Redefining the public sector CIO's role

Adrian Hinchcliffe
By Adrian Hinchcliffe
Johannesburg, 20 Mar 2018
Mothibi Ramusi, CIO of the National Lotteries Commission.
Mothibi Ramusi, CIO of the National Lotteries Commission.

You don't have to look far to find how modern technology is impacting the world around us - from Uber's disruption of the taxi-hailing experience to Facebook's position as destination of choice for online media consumption. The explosion of smartphones over the past decade has even disrupted other parts of the technology industry, relegating digital cameras, MP3 players and sat-nav systems to the bargain baskets of gadget retailers.

As technology becomes more pervasive throughout society, it changes how consumers expect services to be delivered. The days of consumer patience have been replaced by an appetite for instant gratification, and an acceptance of minimum viable product and faster update cycles. Those same consumers are also citizens, whose expectations are now that their government similarly provides an Uber-like experience when delivering services.

The public sector CIO is under pressure to respond. Rising to the challenge is not easy as they must balance the needs of running the organisation with meeting citizen demand for a modern experience and a longer-term vision of service delivery.
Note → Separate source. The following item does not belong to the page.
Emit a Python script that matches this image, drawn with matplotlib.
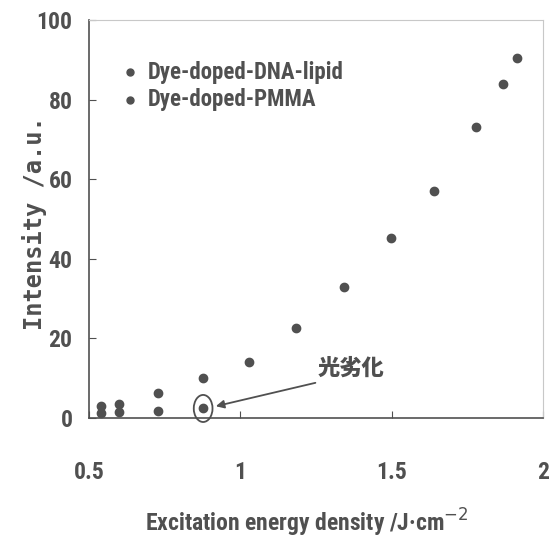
import matplotlib
matplotlib.use("Agg")
import matplotlib.pyplot as plt
from matplotlib.patches import Ellipse

cond = ['Roboto Condensed', 'Archivo Narrow', 'PT Sans Narrow', 'Open Sans Condensed',
        'Noto Sans CJK JP', 'DejaVu Sans']
plt.rcParams['font.family'] = cond

# Data
dna_x = [0.54, 0.60, 0.727, 0.877, 1.029, 1.184, 1.341, 1.498, 1.64, 1.78, 1.868, 1.913]
dna_y = [3.0, 3.6, 6.4, 10.1, 14.0, 22.5, 33.0, 45.2, 57.0, 73.1, 83.8, 90.4]
pmma_x = [0.54, 0.60, 0.727, 0.877]
pmma_y = [1.2, 1.5, 1.8, 2.4]
xticks = [0.5, 1, 1.5, 2]
xticklabels = ["0.5", "1", "1.5", "2"]
yticks = [0, 20, 40, 60, 80, 100]

gray = '#505050'

fig = plt.figure(figsize=(5.5, 5.46), dpi=100)
ax = fig.add_axes([0.162, 0.2344, 0.825, 0.729])

ax.plot(dna_x, dna_y, 'o', color=gray, markersize=6, linestyle='none')
ax.plot(pmma_x, pmma_y, 'o', color=gray, markersize=6, linestyle='none')

ax.set_xlim(0.5, 2.0)
ax.set_ylim(0, 100)
ax.set_xticks(xticks)
ax.set_xticklabels(xticklabels)
ax.set_yticks(yticks)
ax.tick_params(direction='in', length=5, color=gray, labelcolor=gray, labelsize=17)
ax.tick_params(axis='x', pad=31)
ax.tick_params(axis='y', pad=12)
for lab in ax.get_xticklabels() + ax.get_yticklabels():
    lab.set_fontweight('bold')

for s in ['left', 'bottom']:
    ax.spines[s].set_color(gray)
    ax.spines[s].set_linewidth(1.2)
for s in ['top', 'right']:
    ax.spines[s].set_color('#c8c8c8')
    ax.spines[s].set_linewidth(0.8)

ax.set_xlabel('Excitation energy density /J·cm$^{-2}$', fontsize=17,
              fontweight='bold', color=gray, va='top')
ax.xaxis.set_label_coords(0.48, -0.222)
ax.set_ylabel('Intensity /a.u.', fontsize=17, fontweight='bold', color=gray,
              family='DejaVu Sans Mono')
ax.yaxis.set_label_coords(-0.092, 0.49)

# Legend (manual)
leg_x = 0.635
ax.plot([leg_x], [86.9], 'o', color=gray, markersize=5)
ax.plot([leg_x], [79.9], 'o', color=gray, markersize=5)
ax.text(leg_x + 0.06, 86.9, 'Dye-doped-DNA-lipid', fontsize=16.5, fontweight='bold',
        color=gray, va='center')
ax.text(leg_x + 0.06, 79.9, 'Dye-doped-PMMA', fontsize=16.5, fontweight='bold',
        color=gray, va='center')

# Annotation
ax.add_patch(Ellipse((0.877, 2.4), 0.062, 6.8, fill=False, edgecolor=gray, lw=1.3,
                     clip_on=False))
ax.annotate('', xy=(0.91, 2.8), xytext=(1.257, 9.0),
            arrowprops=dict(arrowstyle='-|>', color=gray, lw=1.3, mutation_scale=12))
ax.text(1.367, 12.6, '光劣化', fontsize=16, fontweight='heavy', color=gray,
        ha='center', va='center', family=['Noto Sans CJK JP', 'DejaVu Sans'])

fig.savefig('out.png', dpi=100)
"As a CIO, you need to understand what the requirements are today. Within government it's about providing services to everybody in the country, it's about ensuring secured communication and ensuring the services you provide are affordable," says Mothibi Ramusi, CIO, National Lotteries Commission.

The focus on providing an Uber-like experience is a particular challenge as it can involve carefully deciding whether to adopt the latest tech trends and marrying those with what's needed today. "It's incumbent on each department to ensure citizens achieve all the benefits prescribed in the National Development Plan 2030, which acts as a long-term governing framework. Citizens are looking for service delivery today, however, the long-term type of thinking can destabilise the mind. As CIO, you need to find a balance of identifying solutions to deploy today and, at the same time, preparing for new things that you have to envisage."

Structured barriers

Ramsui says another part of that challenge for the public sector CIO is the composition of government. "The challenge for the public sector CIO is to ensure they don't work in isolation from other entities. Given that Sita is meant to, among other things, improve service delivery to the public, and furthermore promote the efficiency of departments and organs of the state, co-ordination needs to be achieved through its ambit, to realise the benefits of working together. Whether it's cloud or the Internet of things, while we can work independently to deliver those, for the purposes of government it's important to achieve collective benefits."

The role of the CIO within the organisation and the expectation on them is also changing. Traditionally a CIO used to be someone in the back-room, providing support whenever things broke, says Ramusi.

"However, the composition of a CIO has moved from the traditional engineer to be more of a business development person, a business analyst and more of a developmental thinker. I don't expect the CIO to be talking about servers, cabling, LANs and WANs, but to interpret the requirement from the business.

"Five years ago, the CIO was the support engineer, who sat in the corner and tried to find a solution alone, but today it's about utilising resources that are publically available through the Internet and collaboration with your peers. The CIO in the past was more operational, today they have to profile themselves as a business executive, developing the business," he says.

With the wide-reaching impact technology is having, Ramusi also stresses the importance that a CIO should be involved in the high-level decision-making.

"A CIO of the future must be an inclusive resource in an organisation. He must never be excluded from business management and the strategic discussions."

The role of CIO is not the only thing that's changing. The public sector too is in transition, he says. "In the past some people would work in government as they work for their pension. However, those days are gone. The future of the public servant, including the CIO, means you'll work like any person in a private or corporate environment. Government now requires people to come in and talk investment. As a citizen I need confidence that the government I'm supporting is creating a platform for me to be a better person. For that to happen, I must be given the most efficient type of services - today and tomorrow."